Sixth, Al-Qaeda’s horrific September 11 attacks (carried out by extremists, many of whom were Saudi born) meant that the anti-American Muslim fanaticism of the Shi’a variety to which the West has been treated since the 1979 Iranian revolution (typified by Iran’s sponsorship of Hezbollah’s deadly attack on the U.S. Marine barracks in Beirut) was now matched by no less menacing Sunni extremism. This reality later became even more so by the horrors of the “shock and awe” strategy adopted and repeatedly implemented by ISIS and to a lesser extent by other Sunni forces in Lebanon and Syria. Indeed, the rise of ISIS has already transformed U.S.-Iranian relations, as the two discovered that while most of their interests remain conflicting, some of their interests overlap thus rendering their relations as no longer purely “zero-sum.”
Finally, the increasingly complex regional realities in the aftermath on the so-called Arab Spring and the rise of ISIS means that in important parts of the Middle East—including Iraq, Syria, Libya, and Yemen (and even in the Sinai peninsula)—where chaos runs supreme, it is no longer possible for the United States to neatly distinguish between friends and foes or, for that matter, to find any unequivocally “good guys” among the warring parties to support. It also means that in addition to the secular-religious, Shi’a-Sunni, republic-monarchy and other divides, a new dichotomy is engulfing the Middle East: that between sophisticated chess players who engage in complex signaling maneuvers like Iran and its allies, and others like ISIS skillfully exercising brute force. Under these circumstances, beggars cannot be choosers, and the United States finds itself having to seek accommodation with rational and sophisticated (if occasionally assertive, forceful, and even prickly) parties who understand not only the utility of force but also its limitations against even more brutal adversaries. Indeed, it is noteworthy that during its thirty-six-year history the Islamic Republic never gambled its survival as Iraq’s Saddam Hussein did three times: in 1980-88, in 1990-91, and in 2003. Importantly, in yet another virulent attack on the United States and Israel on July 18, Iran’s Supreme Leader Ali Khamenei refrained from committing his country to battle the two. Instead, he “outsourced” this mission to God, expressing hope that the Almighty would do so.
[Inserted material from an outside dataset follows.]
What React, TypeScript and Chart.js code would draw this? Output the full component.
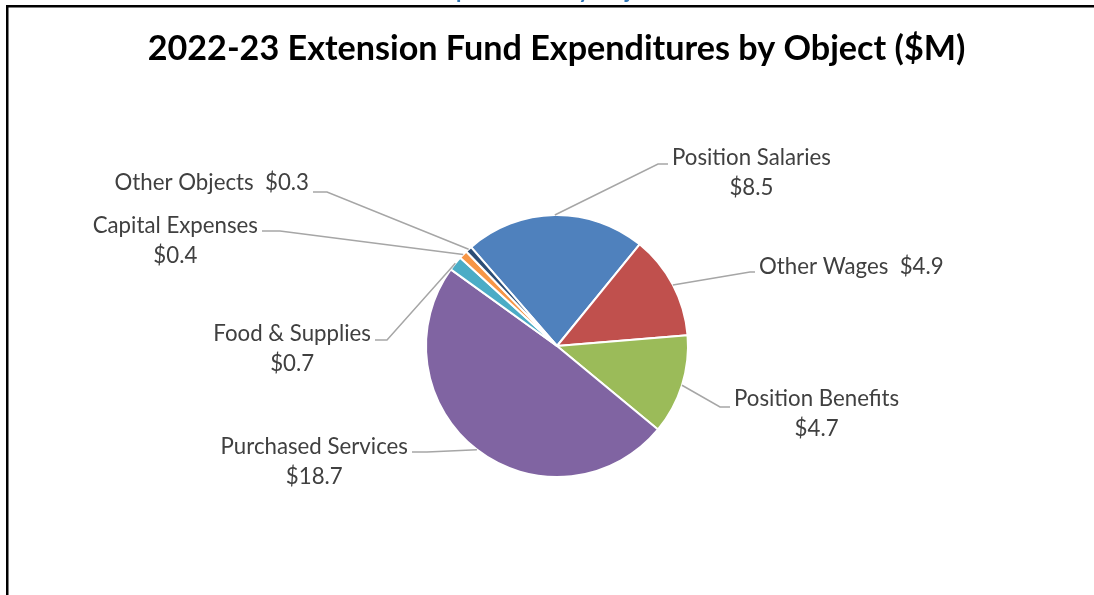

The implication of these new global and regional realities is that notwithstanding valid criticism of the various imperfections of the agreement reached by the P5+1 and Iran, America’s negotiators deserve some empathy. Since international agreements usually reflect important realities, it would have been irresponsible not to explore a diplomatic resolution of the Iran nuclear crisis given the unprecedented challenges presented by the complex regional environment described here. Once the effort was undertaken in earnest, it was inevitable that serious concessions would be made, much as their precise nature could have been better managed.